### STATED GOAL
Leave the pictures out and quote every line from the start of the listing to the line with "const bandWidth = (PLOT_RIGHT", inclusive.

# # # #

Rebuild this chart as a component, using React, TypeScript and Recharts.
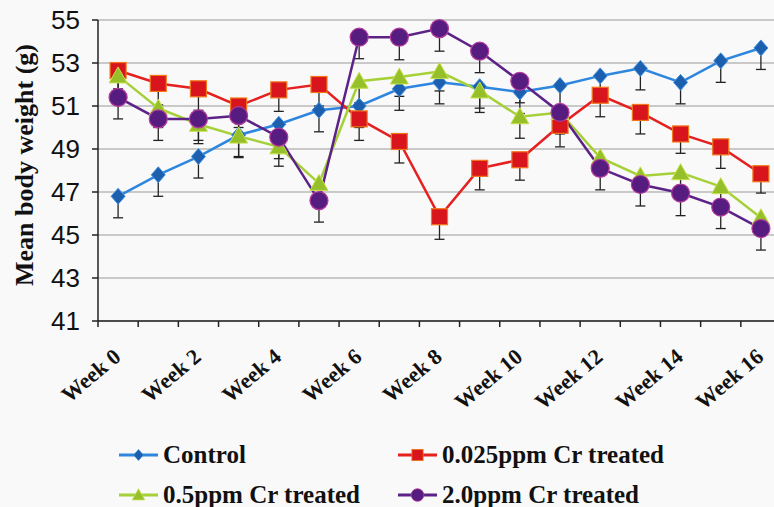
import React from 'react'
import {
  LineChart,
  Line,
  XAxis,
  YAxis,
  CartesianGrid,
  ErrorBar,
  Label,
} from 'recharts'

const weeks = [
  'Week 0', 'Week 1', 'Week 2', 'Week 3', 'Week 4', 'Week 5', 'Week 6', 'Week 7', 'Week 8',
  'Week 9', 'Week 10', 'Week 11', 'Week 12', 'Week 13', 'Week 14', 'Week 15', 'Week 16',
]
const yTicks = [41, 43, 45, 47, 49, 51, 53, 55]

const control = [46.8, 47.8, 48.65, 49.65, 50.15, 50.8, 51.0, 51.8, 52.1, 51.9, 51.65, 51.95, 52.4, 52.75, 52.1, 53.1, 53.7]
const controlErr = [1.0, 1.0, 1.0, 1.0, 1.0, 1.0, 1.0, 1.0, 1.0, 1.0, 1.0, 1.0, 1.0, 1.0, 1.0, 1.0, 1.0]
const cr0025 = [52.65, 52.05, 51.8, 51.0, 51.75, 52.0, 50.4, 49.35, 45.85, 48.1, 48.5, 50.1, 51.5, 50.7, 49.7, 49.1, 47.85]
const cr0025Err = [1.0, 1.0, 1.0, 1.0, 1.0, 1.0, 1.0, 1.0, 1.05, 1.0, 0.95, 1.0, 1.0, 1.0, 0.9, 1.0, 0.9]
const cr05 = [52.4, 50.9, 50.15, 49.6, 49.1, 47.4, 52.15, 52.35, 52.6, 51.7, 50.5, 50.7, 48.6, 47.75, 47.9, 47.25, 45.8]
const cr05Err = [0.6, 0.9, 0.9, 1.0, 0.9, 0.9, 1.0, 0.9, 0.9, 1.0, 1.0, 0.6, 0.6, 0.6, 0.6, 0.6, 0.6]
const cr20 = [51.4, 50.4, 50.4, 50.55, 49.55, 46.6, 54.2, 54.2, 54.6, 53.55, 52.15, 50.7, 48.1, 47.35, 46.95, 46.3, 45.3]
const cr20Err = [1.0, 1.0, 1.0, 1.0, 1.0, 1.0, 1.0, 1.05, 1.05, 1.0, 1.0, 1.0, 1.0, 1.0, 1.05, 1.0, 1.0]

const data = weeks.map((week, i) => ({
  week,
  control: control[i],
  controlErr: [controlErr[i], 0],
  cr0025: cr0025[i],
  cr0025Err: [cr0025Err[i], 0],
  cr05: cr05[i],
  cr05Err: [cr05Err[i], 0],
  cr20: cr20[i],
  cr20Err: [cr20Err[i], 0],
}))

const serif = '"Liberation Serif", "Times New Roman", serif'
const sans = '"Liberation Sans", Arial, sans-serif'

const PLOT_LEFT = 98
const PLOT_RIGHT = 781
const bandWidth = (PLOT_RIGHT - PLOT_LEFT) / weeks.length

const Diamond = (p: any) => {
  const { cx, cy } = p
  if (cx == null || cy == null) return null
  return (
    <polygon
      points={`${cx},${cy - 8} ${cx + 7},${cy} ${cx},${cy + 8} ${cx - 7},${cy}`}
      fill="#1c5fae"
      stroke="#3f90e0"
      strokeWidth={1}
    />
  )
}
const Square = (p: any) => {
  const { cx, cy } = p
  if (cx == null || cy == null) return null
  return <rect x={cx - 8} y={cy - 8} width={16} height={16} fill="#d8141c" stroke="#f2761a" strokeWidth={1.2} />
}
const Triangle = (p: any) => {
  const { cx, cy } = p
  if (cx == null || cy == null) return null
  return (
    <polygon
      points={`${cx},${cy - 9} ${cx + 9},${cy + 7} ${cx - 9},${cy + 7}`}
      fill="#96c02a"
      stroke="#c6e04a"
      strokeWidth={1}
    />
  )
}
const Circle = (p: any) => {
  const { cx, cy } = p
  if (cx == null || cy == null) return null
  return <circle cx={cx} cy={cy} r={9} fill="#561c80" stroke="#b43a9c" strokeWidth={1.2} />
}

const WeekTick = (props: any) => {
  const { x, y, payload } = props
  const bx = x - bandWidth / 2
  return (
    <g>
      <line x1={bx} y1={y} x2={bx} y2={y + 6} stroke="#222" strokeWidth={1.5} />
      {payload.index % 2 === 0 && (
        <text
          transform={`translate(${x + 4},${y + 38}) rotate(-40)`}
          textAnchor="end"
          fontFamily={serif}
          fontWeight="bold"
          fontSize={22}
          fill="#111"
        >
          {payload.value}
        </text>
      )}
    </g>
  )
}

const legendItems = [
  { name: 'Control', color: '#2e86de', Shape: Diamond, left: 118, top: 440 },
  { name: '0.025ppm Cr treated', color: '#e42020', Shape: Square, left: 397, top: 440 },
  { name: '0.5ppm Cr treated', color: '#a6d038', Shape: Triangle, left: 118, top: 480 },
  { name: '2.0ppm Cr treated', color: '#5c2288', Shape: Circle, left: 397, top: 480 },
]

export default function App() {
  return (
    <div
      style={{
        position: 'absolute',
        left: 0,
        top: 0,
        width: 774,
        height: 507,
        overflow: 'hidden',
        background: '#f9f9f9',
      }}
    >
      <LineChart
        width={PLOT_RIGHT}
        height={507}
        data={data}
        margin={{ top: 20, right: 0, left: 0, bottom: 116 }}
      >
        <CartesianGrid vertical={false} stroke="#9a9a9a" strokeWidth={1.2} />
        <XAxis
          dataKey="week"
          scale="band"
          interval={0}
          height={70}
          tick={<WeekTick />}
          tickLine={false}
          tickSize={0}
          tickMargin={0}
          axisLine={{ stroke: '#222', strokeWidth: 1.5 }}
        />
        <YAxis
          domain={[41, 55]}
          ticks={yTicks}
          width={PLOT_LEFT}
          tickSize={6}
          tickMargin={12}
          axisLine={{ stroke: '#222', strokeWidth: 1.5 }}
          tickLine={{ stroke: '#222', strokeWidth: 1.5 }}
          tick={{ fill: '#111', fontSize: 26, fontFamily: sans }}
        >
          <Label
            content={() => (
              <text
                transform="translate(33,165) rotate(-90)"
                textAnchor="middle"
                fontFamily={serif}
                fontWeight="bold"
                fontSize={26}
                fill="#111"
              >
                Mean body weight (g)
              </text>
            )}
          />
        </YAxis>
        <Line dataKey="control" stroke="#2e86de" strokeWidth={2.5} dot={<Diamond />} isAnimationActive={false}>
          <ErrorBar dataKey="controlErr" direction="y" width={5} stroke="#222" strokeWidth={1.3} />
        </Line>
        <Line dataKey="cr0025" stroke="#e42020" strokeWidth={2.5} dot={<Square />} isAnimationActive={false}>
          <ErrorBar dataKey="cr0025Err" direction="y" width={5} stroke="#222" strokeWidth={1.3} />
        </Line>
        <Line dataKey="cr05" stroke="#a6d038" strokeWidth={2.5} dot={<Triangle />} isAnimationActive={false}>
          <ErrorBar dataKey="cr05Err" direction="y" width={5} stroke="#222" strokeWidth={1.3} />
        </Line>
        <Line dataKey="cr20" stroke="#5c2288" strokeWidth={2.5} dot={<Circle />} isAnimationActive={false}>
          <ErrorBar dataKey="cr20Err" direction="y" width={5} stroke="#222" strokeWidth={1.3} />
        </Line>
      </LineChart>
      {legendItems.map(({ name, color, Shape, left, top }) => (
        <div
          key={name}
          style={{ position: 'absolute', left, top, display: 'flex', alignItems: 'center', height: 30 }}
        >
          <svg width={42} height={24} style={{ marginRight: 3 }}>
            <line x1={1} y1={12} x2={40} y2={12} stroke={color} strokeWidth={3} />
            <g transform="translate(20.5,12) scale(0.7) translate(-20.5,-12)">
              <Shape cx={20.5} cy={12} />
            </g>
          </svg>
          <span style={{ fontFamily: serif, fontWeight: 'bold', fontSize: 25, color: '#111', whiteSpace: 'nowrap' }}>
            {name}
          </span>
        </div>
      ))}
    </div>
  )
}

# # # #

### RESULT OF THIS EXERCISE
Rebuild this chart as a component, using React, TypeScript and Recharts.
import React from 'react'
import {
  LineChart,
  Line,
  XAxis,
  YAxis,
  CartesianGrid,
  ErrorBar,
  Label,
} from 'recharts'

const weeks = [
  'Week 0', 'Week 1', 'Week 2', 'Week 3', 'Week 4', 'Week 5', 'Week 6', 'Week 7', 'Week 8',
  'Week 9', 'Week 10', 'Week 11', 'Week 12', 'Week 13', 'Week 14', 'Week 15', 'Week 16',
]
const yTicks = [41, 43, 45, 47, 49, 51, 53, 55]

const control = [46.8, 47.8, 48.65, 49.65, 50.15, 50.8, 51.0, 51.8, 52.1, 51.9, 51.65, 51.95, 52.4, 52.75, 52.1, 53.1, 53.7]
const controlErr = [1.0, 1.0, 1.0, 1.0, 1.0, 1.0, 1.0, 1.0, 1.0, 1.0, 1.0, 1.0, 1.0, 1.0, 1.0, 1.0, 1.0]
const cr0025 = [52.65, 52.05, 51.8, 51.0, 51.75, 52.0, 50.4, 49.35, 45.85, 48.1, 48.5, 50.1, 51.5, 50.7, 49.7, 49.1, 47.85]
const cr0025Err = [1.0, 1.0, 1.0, 1.0, 1.0, 1.0, 1.0, 1.0, 1.05, 1.0, 0.95, 1.0, 1.0, 1.0, 0.9, 1.0, 0.9]
const cr05 = [52.4, 50.9, 50.15, 49.6, 49.1, 47.4, 52.15, 52.35, 52.6, 51.7, 50.5, 50.7, 48.6, 47.75, 47.9, 47.25, 45.8]
const cr05Err = [0.6, 0.9, 0.9, 1.0, 0.9, 0.9, 1.0, 0.9, 0.9, 1.0, 1.0, 0.6, 0.6, 0.6, 0.6, 0.6, 0.6]
const cr20 = [51.4, 50.4, 50.4, 50.55, 49.55, 46.6, 54.2, 54.2, 54.6, 53.55, 52.15, 50.7, 48.1, 47.35, 46.95, 46.3, 45.3]
const cr20Err = [1.0, 1.0, 1.0, 1.0, 1.0, 1.0, 1.0, 1.05, 1.05, 1.0, 1.0, 1.0, 1.0, 1.0, 1.05, 1.0, 1.0]

const data = weeks.map((week, i) => ({
  week,
  control: control[i],
  controlErr: [controlErr[i], 0],
  cr0025: cr0025[i],
  cr0025Err: [cr0025Err[i], 0],
  cr05: cr05[i],
  cr05Err: [cr05Err[i], 0],
  cr20: cr20[i],
  cr20Err: [cr20Err[i], 0],
}))

const serif = '"Liberation Serif", "Times New Roman", serif'
const sans = '"Liberation Sans", Arial, sans-serif'

const PLOT_LEFT = 98
const PLOT_RIGHT = 781
const bandWidth = (PLOT_RIGHT - PLOT_LEFT) / weeks.length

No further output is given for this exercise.